No more. The latest polls show Udall up 15 points, leading
Schaffer 51 percent to 36 percent. This came on the heels of an
Associated Press survey that showed the Democrat ahead by 12
points. Colorado was once a red state and Republicans still
outnumber Democrats there among registered voters. What went
wrong?
Colorado’s demographic mix is changing in ways unfavorable to the
GOP. To the south, Colorado Springs is an epicenter of
conservative and Christian values, with a large community of
home-schoolers and entrepreneurs. It’s the home of James Dobson
and his Focus on the Family ministry. North of Denver, Boulder
has always been its own bubble of communitarian living and
leftist policies, where Ward Churchill is a bigger name than Dr.
Dobson.
Despite the state’s having liberal and conservative portions,
Republicans usually prevailed in statewide races. But in recent
years, Colorado politics have experienced a seismic shift. In
both 1996 and 2002, the Democrats held Allard to 51 percent of
the vote. Democrat Ken Salazar picked up the other Senate seat in
2004, despite Republican gains elsewhere in the country. The
Democrats won the governorship in 2006. The blue parts of
Colorado were starting to outvote the red.
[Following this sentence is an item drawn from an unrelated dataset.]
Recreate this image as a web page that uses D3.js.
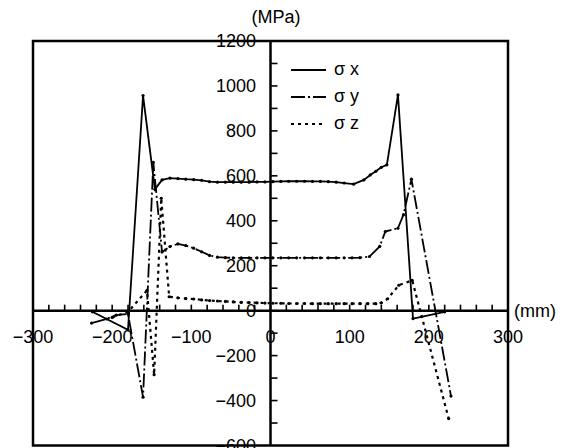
<!DOCTYPE html>
<html>
<head>
<meta charset="utf-8">
<script src="https://cdn.jsdelivr.net/npm/d3@7"></script>
<style>
  body { margin: 0; background: #fff; }
  text { font-family: "Liberation Sans", Arial, sans-serif; fill: #000; }
</style>
</head>
<body>
<svg id="chart" width="568" height="448"></svg>
<script>
// stress distribution across width
const sigmaX = [[-225,-5],[-180,-85],[-161,957],[-146,540],[-137,582],[-127,590],[-117,588],[-107,585],[-97,583],[-87,580],[-77,574],[-67,572],[-57,572],[-47,572],[-37,572],[-27,572],[-17,573],[-7,573],[3,574],[13,575],[23,576],[33,576],[43,576],[53,575],[63,575],[73,574],[83,572],[93,568],[105,563],[118,582],[126,604],[133,620],[140,638],[147,649],[161,960],[180,-35],[220,-5]];
const sigmaY = [[-226,-55],[-207,-37],[-195,-20],[-180,-15],[-161,-385],[-148,660],[-137,261],[-127,285],[-117,297],[-107,290],[-97,278],[-87,262],[-77,246],[-67,238],[-57,236],[-47,235],[-37,235],[-27,235],[-17,235],[-7,235],[3,235],[13,235],[23,235],[33,235],[43,235],[53,235],[63,235],[73,235],[83,235],[93,235],[103,235],[113,236],[125,241],[138,286],[145,352],[161,367],[168,427],[178,585],[228,-380]];
const sigmaZ = [[-200,-30],[-180,-5],[-156,90],[-147,-285],[-138,500],[-128,62],[-117,57],[-107,54],[-97,52],[-87,48],[-77,45],[-67,43],[-57,41],[-47,39],[-37,37],[-27,36],[-17,35],[-7,34],[3,33],[13,33],[23,32],[33,32],[43,32],[53,31],[63,31],[73,31],[83,31],[93,31],[103,31],[113,31],[123,31],[133,31],[140,35],[148,53],[162,113],[179,135],[225,-480]];

const xTicks = [-300,-200,-100,0,100,200,300];
const yTicks = [-600,-400,-200,0,200,400,600,800,1000,1200];
const legendNames = ["σ x","σ y","σ z"];

const svg = d3.select("#chart");
const x = d3.scaleLinear().domain([-300,300]).range([33,508]);
const y = d3.scaleLinear().domain([-600,1200]).range([445.5,41]);

const styles = [
  {data: sigmaX, dash: null, w: 1.8},
  {data: sigmaY, dash: "14,3,2,3", w: 1.8},
  {data: sigmaZ, dash: "3,4", w: 2.2}
];

// frame
svg.append("rect")
  .attr("x", x(-300)).attr("y", y(1200))
  .attr("width", x(300) - x(-300)).attr("height", y(-600) - y(1200))
  .attr("fill", "none").attr("stroke", "#000").attr("stroke-width", 2.5);

// minor ticks
svg.append("g").selectAll("line")
  .data(d3.range(-280, 300, 20))
  .enter().append("line")
    .attr("x1", d => x(d)).attr("x2", d => x(d))
    .attr("y1", y(0)).attr("y2", y(0) - 6)
    .attr("stroke", "#000").attr("stroke-width", 1.6);

svg.append("g").selectAll("line")
  .data(d3.range(-500, 1200, 100))
  .enter().append("line")
    .attr("x1", x(0)).attr("x2", x(0) + 7)
    .attr("y1", d => y(d)).attr("y2", d => y(d))
    .attr("stroke", "#000").attr("stroke-width", 1.6);

// axes through origin
svg.append("line")
  .attr("x1", x(-300)).attr("x2", x(300)).attr("y1", y(0)).attr("y2", y(0))
  .attr("stroke", "#000").attr("stroke-width", 2.5);
svg.append("line")
  .attr("x1", x(0)).attr("x2", x(0)).attr("y1", y(1200)).attr("y2", y(-600))
  .attr("stroke", "#000").attr("stroke-width", 2.5);

// tick labels
svg.append("g").selectAll("text")
  .data(xTicks)
  .enter().append("text")
    .attr("x", d => x(d)).attr("y", y(0) + 32)
    .attr("text-anchor", "middle")
    .style("font-size", "18px")
    .text(d => d < 0 ? "\u2212" + Math.abs(d) : d);

svg.append("g").selectAll("text")
  .data(yTicks)
  .enter().append("text")
    .attr("x", 256).attr("y", d => y(d))
    .attr("dy", "0.36em")
    .attr("text-anchor", "end")
    .style("font-size", "18px")
    .text(d => d < 0 ? "\u2212" + Math.abs(d) : d);

svg.append("text").attr("x", 276).attr("y", 23)
  .attr("text-anchor", "middle").style("font-size", "18px").text("(MPa)");
svg.append("text").attr("x", 514).attr("y", y(0) + 1).attr("dy", "0.3em")
  .style("font-size", "18px").text("(mm)");

// series
const line = d3.line().x(d => x(d[0])).y(d => y(d[1]));

styles.forEach(function(s) {
  svg.append("path")
    .datum(s.data)
    .attr("d", line)
    .attr("fill", "none")
    .attr("stroke", "#000")
    .attr("stroke-width", s.w)
    .attr("stroke-dasharray", s.dash);
  svg.append("g").selectAll("circle")
    .data(s.data)
    .enter().append("circle")
      .attr("cx", d => x(d[0])).attr("cy", d => y(d[1]))
      .attr("r", 1.6).attr("fill", "#000");
});

// legend
const legend = svg.append("g").selectAll("g")
  .data(legendNames)
  .enter().append("g")
    .attr("transform", (d,i) => "translate(0," + (70 + i*27) + ")");

legend.append("line")
  .attr("x1", 291).attr("x2", 326).attr("y1", 0).attr("y2", 0)
  .attr("stroke", "#000")
  .attr("stroke-width", (d,i) => styles[i].w)
  .attr("stroke-dasharray", (d,i) => styles[i].dash);

legend.append("text")
  .attr("x", 334).attr("y", 0).attr("dy", "0.3em")
  .style("font-size", "18px")
  .text(d => d);
</script>
</body>
</html>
The change is evident in this year’s Senate race, in which
conservative family man Schaffer is up against the Boulderite
Udall. Both former congressmen, the candidates enjoy national
support and should be evenly matched in a race that may well
decide whether the Democrats get a filibuster-proof Senate
majority. But Udall has been pulling away from Schaffer for
weeks.
Schaffer is no stranger to the oddities of electoral politics in
Colorado. In 2004, he lost to Pete Coors in a bitter Republican
primary, only to watch Coors lose to Salazar in the general
election. The loss was felt throughout the Republican
establishment in Colorado, with leadership and activists pointing
fingers at one another trying to figure out where it all went
wrong. Though he is well-respected on the right, the thought was
that Shaffer would not be as strong a candidate as the more
moderate Coors. But Coors’s moderation was no help come November.
Perhaps it is necessary to take a few steps back and examine the
culture of Colorado. With over 300 days of sunshine, the state
has become an attractive destination and has a growing
population. It is a nice place to work and raise a family. Over
the past 20 years, hordes of people have swarmed into Colorado to
enjoy the lifestyle and relatively low cost of living.
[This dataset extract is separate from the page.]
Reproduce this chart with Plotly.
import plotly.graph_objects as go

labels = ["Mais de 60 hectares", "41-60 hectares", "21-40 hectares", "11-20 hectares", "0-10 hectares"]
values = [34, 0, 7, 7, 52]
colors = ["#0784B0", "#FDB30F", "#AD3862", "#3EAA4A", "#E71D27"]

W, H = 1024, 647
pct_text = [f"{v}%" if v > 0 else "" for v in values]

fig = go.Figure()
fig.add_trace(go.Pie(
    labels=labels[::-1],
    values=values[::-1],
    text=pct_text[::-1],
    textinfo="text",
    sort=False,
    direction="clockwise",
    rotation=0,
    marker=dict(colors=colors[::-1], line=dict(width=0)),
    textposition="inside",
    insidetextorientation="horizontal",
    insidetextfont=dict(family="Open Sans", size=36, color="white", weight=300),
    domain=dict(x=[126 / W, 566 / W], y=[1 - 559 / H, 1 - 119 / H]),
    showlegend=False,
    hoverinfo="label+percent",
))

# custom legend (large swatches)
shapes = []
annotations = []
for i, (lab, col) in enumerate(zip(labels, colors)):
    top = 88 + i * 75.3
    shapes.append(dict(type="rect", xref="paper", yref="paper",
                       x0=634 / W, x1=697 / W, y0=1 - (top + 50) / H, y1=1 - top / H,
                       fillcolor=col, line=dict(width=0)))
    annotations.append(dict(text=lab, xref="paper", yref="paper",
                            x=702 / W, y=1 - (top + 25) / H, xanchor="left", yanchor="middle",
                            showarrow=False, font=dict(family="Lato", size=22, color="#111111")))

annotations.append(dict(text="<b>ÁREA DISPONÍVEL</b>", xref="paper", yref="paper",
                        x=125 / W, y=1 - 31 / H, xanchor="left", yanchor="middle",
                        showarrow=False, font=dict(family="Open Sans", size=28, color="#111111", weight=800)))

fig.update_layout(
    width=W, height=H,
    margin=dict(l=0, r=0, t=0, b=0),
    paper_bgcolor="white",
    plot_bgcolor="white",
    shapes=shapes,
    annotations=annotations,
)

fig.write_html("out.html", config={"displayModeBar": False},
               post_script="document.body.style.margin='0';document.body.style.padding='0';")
Immigration has also enhanced the state’s diversity. But the
newcomers have brought their own views on politics.
Schaffer’s low numbers cannot be explained away be demographics
alone. The latest FEC reports show that Schaffer beats Udall in
the cash-on-hand department, three to one (Schaffer with just
over $1.5 million to Udall’s $470,000). The explanation could be
simple mathematics — Schaffer is being drastically outspent —
though he has the money to wage a harder-hitting campaign.
Not to mention rampant rumors that the National Republican
Senatorial Committee was pulling its support out of Schaffer’s
campaign because of low polling numbers. The NRSC struck back
with a television ad on October 16 declaring Udall a “lieutenant
of Nancy Pelosi, the most liberal speaker of the most unpopular
Congress in history.” Such a strategy may have worked prior to
2004, but these days attacking liberals in an increasingly
liberal state doesn’t seem to do the trick. Schaffer and the NRSC
are simply preaching to the Republican choir.
If Mark Udall and Barack Obama win in Colorado on Election Day,
it may prove that Colorado is a red state no longer. That
possibility has Bob Schaffer singing the blues.